Vadeboncoeur et Trudeau ont été des hommes bien ancrés dans leur époque. Rien, du côté familial, ne les prédestinait à afficher des idées de gauche et à prendre le parti des travailleurs malmenés. On les verra même, en 1936, participer à une manifestation pour dénoncer le jeune médecin Norman Bethune, qui cherchait des appuis au gouvernement républicain espagnol aux prises avec une guerre civile fomentée par le général Franco, qu’appuyait un monstre encore pire, Hitler. Vadeboncoeur et Trudeau n’hésitaient pas alors à accorder leur soutien aux dictateurs Mussolini, Salazar et Franco, au nom de l’autorité légitime de l’Église catholique. « Ils clamaient, de dire Nadeau, leur refus de toute pensée qui remettrait en question la primauté absolue du religieux sur les affaires civiles. » Nadeau ajoute même que Vadeboncoeur et Trudeau regardaient « plutôt d’un bon œil, dans la France soumise par la défaite, le vieux maréchal Pétain se porter au chevet de son pays, au nom de la famille, du travail et de la patrie, un idéal partagé ici aussi par les milieux nationalistes. » On est loin des idées progressistes et socialistes qu’on retrouvera plus tard sous leurs plumes respectives dans la revue Cité libre.
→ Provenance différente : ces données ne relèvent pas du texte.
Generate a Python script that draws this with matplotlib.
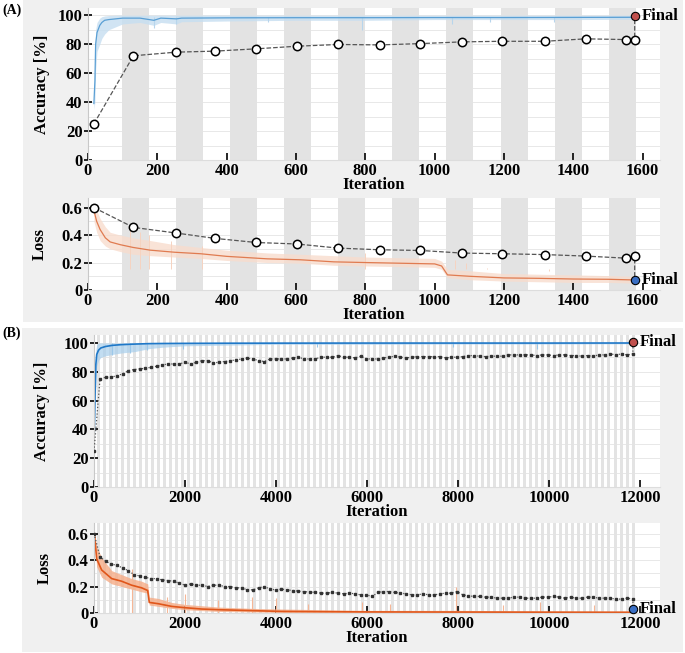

On les retrouvera, unis à nouveau, dans leur lutte contre la « grande noirceur », à laquelle participeront bon nombre d’intellectuels. Les temps ont changé, Vadeboncoeur et Trudeau ont pris le train en marche. Désormais, il n’est plus question d’appuyer aveuglément l’autorité religieuse.

Petit à petit, cependant, leurs chemins divergeront. Le syndicaliste Vadeboncoeur appuiera le Parti québécois de René Lévesque, tandis que le premier ministre du Canada Trudeau prendra la manière forte pour tenter de mettre au pas ce Québec qui veut s’affranchir de la tutelle d’Ottawa.

Cette amitié si particulière expliquerait-elle que Vadeboncoeur n’ait pas été arrêté lors de la grande rafle d’octobre 1970, en compagnie de centaines d’écrivains et d’artistes ? se demande Nadeau.

Quoi qu’il en soit, cette correspondance, admirable à bien des égards, est une belle occasion de revisiter l’histoire sociale et politique des cinquante dernières années, à travers le cheminement personnel de deux personnages qui nous prouvent que l’amitié vraie a ses vertus et ses pouvoirs qu’il est important de cultiver.

Jacques Lanctôt, Le Journal de Montréal, 28 février 2021.